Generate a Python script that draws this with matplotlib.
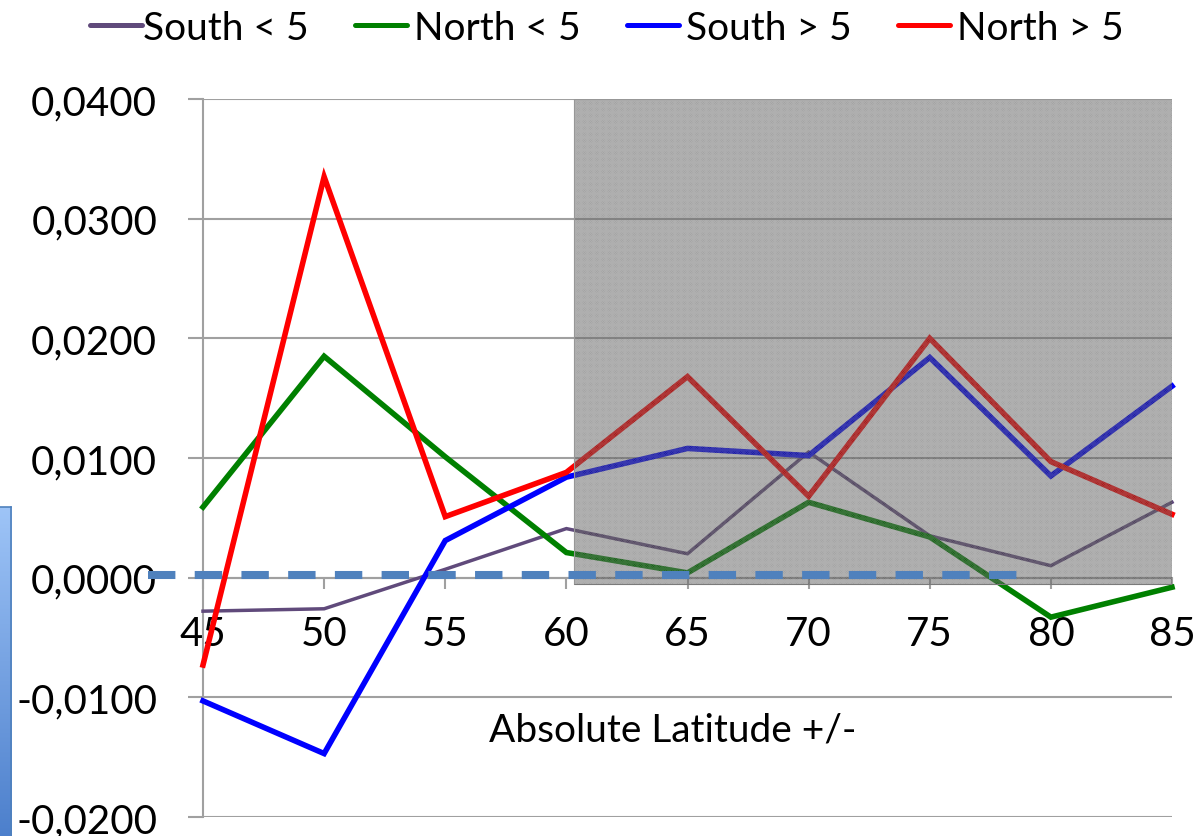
import matplotlib
matplotlib.use("Agg")
import matplotlib.pyplot as plt
import numpy as np
from matplotlib.patches import Rectangle
from matplotlib.lines import Line2D
from matplotlib.ticker import FuncFormatter

plt.rcParams['font.family'] = ['Lato', 'DejaVu Sans']

# ---- data ----
latitudes = [45, 50, 55, 60, 65, 70, 75, 80, 85]
series_names = ["South < 5", "North < 5", "South > 5", "North > 5"]
south_lt5 = [-0.0028, -0.0026, 0.0007, 0.0041, 0.0020, 0.0105, 0.0035, 0.0010, 0.0063]
north_lt5 = [0.0059, 0.0185, 0.0101, 0.0021, 0.0004, 0.0063, 0.0034, -0.0033, -0.0008]
south_gt5 = [-0.0103, -0.0147, 0.0031, 0.0084, 0.0108, 0.0102, 0.0184, 0.0085, 0.0160]
north_gt5 = [-0.0073, 0.0335, 0.0051, 0.0088, 0.0168, 0.0068, 0.0200, 0.0097, 0.0053]
series_colors = ['#604A7B', '#008000', '#0000FF', '#FF0000']
series_widths = [2.5, 4.0, 4.0, 4.0]
y_ticks = [-0.02, -0.01, 0.0, 0.01, 0.02, 0.03, 0.04]
shade_x = [60.3, 85]
shade_y = [-0.0005, 0.04]
ref_line_x = [42.73, 79.06]
ref_line_y = 0.00025
x_label = "Absolute Latitude +/-"

W, H = 1204, 837
fig = plt.figure(figsize=(W / 100, H / 100), dpi=100)
ax = fig.add_axes([203 / W, 1 - 818 / H, (1172 - 203) / W, (818 - 100) / H])
ax.set_xlim(latitudes[0], latitudes[-1])
ax.set_ylim(y_ticks[0], y_ticks[-1])

grid_c = '#a0a0a0'
ax.set_axisbelow(True)
ax.yaxis.grid(True, color=grid_c, lw=1.5)
ax.xaxis.grid(False)
for s in ['top', 'right']:
    ax.spines[s].set_visible(False)
ax.spines['left'].set_color(grid_c)
ax.spines['left'].set_linewidth(1.5)
ax.spines['bottom'].set_position(('data', 0))
ax.spines['bottom'].set_color(grid_c)
ax.spines['bottom'].set_linewidth(1.5)

ax.set_xticks(latitudes)
ax.set_xticklabels([str(v) for v in latitudes])
ax.set_yticks(y_ticks)
ax.yaxis.set_major_formatter(FuncFormatter(lambda v, p: f"{v:.4f}".replace('.', ',')))
ax.tick_params(axis='y', direction='out', length=11, width=1.5, color=grid_c,
               pad=22, labelsize=29, labelcolor='black')
ax.tick_params(axis='x', direction='out', length=8, width=1.5, color=grid_c,
               pad=19, labelsize=29, labelcolor='black')

all_series = [south_lt5, north_lt5, south_gt5, north_gt5]
for vals, c, lw, name in zip(all_series, series_colors, series_widths, series_names):
    ax.plot(latitudes, vals, color=c, lw=lw, label=name, zorder=3,
            solid_joinstyle='miter', clip_on=False)

# shaded region (semi-transparent, above the lines)
ax.add_patch(Rectangle((shade_x[0], shade_y[0]), shade_x[1] - shade_x[0], shade_y[1] - shade_y[0],
                       facecolor=(0, 0, 0, 0.40), edgecolor='#7a7a7a', lw=0.8, zorder=4))
plt.rcParams['hatch.linewidth'] = 0.7
ax.add_patch(Rectangle((shade_x[0], shade_y[0]), shade_x[1] - shade_x[0], shade_y[1] - shade_y[0],
                       facecolor='none', edgecolor=(1, 1, 1, 0.22), lw=0, hatch='x' * 14, zorder=4.1))

# dashed reference line
ax.plot(ref_line_x, [ref_line_y, ref_line_y], color='#4F81BD', lw=5.8, dashes=(3.4, 2.4),
        dash_capstyle='butt', clip_on=False, zorder=5)

# axis title inside plot
fig.text(673 / W, 1 - 731 / H, x_label, fontsize=28, ha='center', va='center')

# legend (placed entry by entry)
handle_x = [90, 355, 627, 898]
text_x = [143, 414, 686, 957]
for hx, tx, c, name in zip(handle_x, text_x, series_colors, series_names):
    fig.add_artist(Line2D([hx / W, (hx + 52) / W], [1 - 26 / H, 1 - 26 / H],
                          transform=fig.transFigure, color=c, lw=3.6, solid_capstyle='round'))
    fig.text(tx / W, 1 - 40 / H, name, fontsize=28, ha='left', va='baseline')

# left blue gradient box (partially visible)
bx = fig.add_axes([0, 0, 11 / W, (837 - 508) / H])
grad = np.linspace(0, 1, 256).reshape(-1, 1)
top = np.array([0.62, 0.77, 0.97])
bot = np.array([0.30, 0.50, 0.80])
img = top[None, None, :] * (1 - grad[:, :, None]) + bot[None, None, :] * grad[:, :, None]
bx.imshow(img, aspect='auto', extent=[0, 1, 0, 1], origin='upper')
bx.set_xlim(0, 1); bx.set_ylim(0, 1)
bx.set_xticks([]); bx.set_yticks([])
for s in bx.spines.values():
    s.set_color('#4F81BD'); s.set_linewidth(1.2)
bx.spines['left'].set_visible(False)
bx.spines['bottom'].set_visible(False)

fig.savefig('out.png', dpi=100)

________

Write out the data precisely as given, excluding the pictures.

Generate a Python script that draws this with matplotlib.
import matplotlib
matplotlib.use("Agg")
import matplotlib.pyplot as plt
import numpy as np
from matplotlib.patches import Rectangle
from matplotlib.lines import Line2D
from matplotlib.ticker import FuncFormatter

plt.rcParams['font.family'] = ['Lato', 'DejaVu Sans']

# ---- data ----
latitudes = [45, 50, 55, 60, 65, 70, 75, 80, 85]
series_names = ["South < 5", "North < 5", "South > 5", "North > 5"]
south_lt5 = [-0.0028, -0.0026, 0.0007, 0.0041, 0.0020, 0.0105, 0.0035, 0.0010, 0.0063]
north_lt5 = [0.0059, 0.0185, 0.0101, 0.0021, 0.0004, 0.0063, 0.0034, -0.0033, -0.0008]
south_gt5 = [-0.0103, -0.0147, 0.0031, 0.0084, 0.0108, 0.0102, 0.0184, 0.0085, 0.0160]
north_gt5 = [-0.0073, 0.0335, 0.0051, 0.0088, 0.0168, 0.0068, 0.0200, 0.0097, 0.0053]
series_colors = ['#604A7B', '#008000', '#0000FF', '#FF0000']
series_widths = [2.5, 4.0, 4.0, 4.0]
y_ticks = [-0.02, -0.01, 0.0, 0.01, 0.02, 0.03, 0.04]
shade_x = [60.3, 85]
shade_y = [-0.0005, 0.04]
ref_line_x = [42.73, 79.06]
ref_line_y = 0.00025
x_label = "Absolute Latitude +/-"

W, H = 1204, 837
fig = plt.figure(figsize=(W / 100, H / 100), dpi=100)
ax = fig.add_axes([203 / W, 1 - 818 / H, (1172 - 203) / W, (818 - 100) / H])
ax.set_xlim(latitudes[0], latitudes[-1])
ax.set_ylim(y_ticks[0], y_ticks[-1])

grid_c = '#a0a0a0'
ax.set_axisbelow(True)
ax.yaxis.grid(True, color=grid_c, lw=1.5)
ax.xaxis.grid(False)
for s in ['top', 'right']:
    ax.spines[s].set_visible(False)
ax.spines['left'].set_color(grid_c)
ax.spines['left'].set_linewidth(1.5)
ax.spines['bottom'].set_position(('data', 0))
ax.spines['bottom'].set_color(grid_c)
ax.spines['bottom'].set_linewidth(1.5)

ax.set_xticks(latitudes)
ax.set_xticklabels([str(v) for v in latitudes])
ax.set_yticks(y_ticks)
ax.yaxis.set_major_formatter(FuncFormatter(lambda v, p: f"{v:.4f}".replace('.', ',')))
ax.tick_params(axis='y', direction='out', length=11, width=1.5, color=grid_c,
               pad=22, labelsize=29, labelcolor='black')
ax.tick_params(axis='x', direction='out', length=8, width=1.5, color=grid_c,
               pad=19, labelsize=29, labelcolor='black')

all_series = [south_lt5, north_lt5, south_gt5, north_gt5]
for vals, c, lw, name in zip(all_series, series_colors, series_widths, series_names):
    ax.plot(latitudes, vals, color=c, lw=lw, label=name, zorder=3,
            solid_joinstyle='miter', clip_on=False)

# shaded region (semi-transparent, above the lines)
ax.add_patch(Rectangle((shade_x[0], shade_y[0]), shade_x[1] - shade_x[0], shade_y[1] - shade_y[0],
                       facecolor=(0, 0, 0, 0.40), edgecolor='#7a7a7a', lw=0.8, zorder=4))
plt.rcParams['hatch.linewidth'] = 0.7
ax.add_patch(Rectangle((shade_x[0], shade_y[0]), shade_x[1] - shade_x[0], shade_y[1] - shade_y[0],
                       facecolor='none', edgecolor=(1, 1, 1, 0.22), lw=0, hatch='x' * 14, zorder=4.1))

# dashed reference line
ax.plot(ref_line_x, [ref_line_y, ref_line_y], color='#4F81BD', lw=5.8, dashes=(3.4, 2.4),
        dash_capstyle='butt', clip_on=False, zorder=5)

# axis title inside plot
fig.text(673 / W, 1 - 731 / H, x_label, fontsize=28, ha='center', va='center')

# legend (placed entry by entry)
handle_x = [90, 355, 627, 898]
text_x = [143, 414, 686, 957]
for hx, tx, c, name in zip(handle_x, text_x, series_colors, series_names):
    fig.add_artist(Line2D([hx / W, (hx + 52) / W], [1 - 26 / H, 1 - 26 / H],
                          transform=fig.transFigure, color=c, lw=3.6, solid_capstyle='round'))
    fig.text(tx / W, 1 - 40 / H, name, fontsize=28, ha='left', va='baseline')

# left blue gradient box (partially visible)
bx = fig.add_axes([0, 0, 11 / W, (837 - 508) / H])
grad = np.linspace(0, 1, 256).reshape(-1, 1)
top = np.array([0.62, 0.77, 0.97])
bot = np.array([0.30, 0.50, 0.80])
img = top[None, None, :] * (1 - grad[:, :, None]) + bot[None, None, :] * grad[:, :, None]
bx.imshow(img, aspect='auto', extent=[0, 1, 0, 1], origin='upper')
bx.set_xlim(0, 1); bx.set_ylim(0, 1)
bx.set_xticks([]); bx.set_yticks([])
for s in bx.spines.values():
    s.set_color('#4F81BD'); s.set_linewidth(1.2)
bx.spines['left'].set_visible(False)
bx.spines['bottom'].set_visible(False)

fig.savefig('out.png', dpi=100)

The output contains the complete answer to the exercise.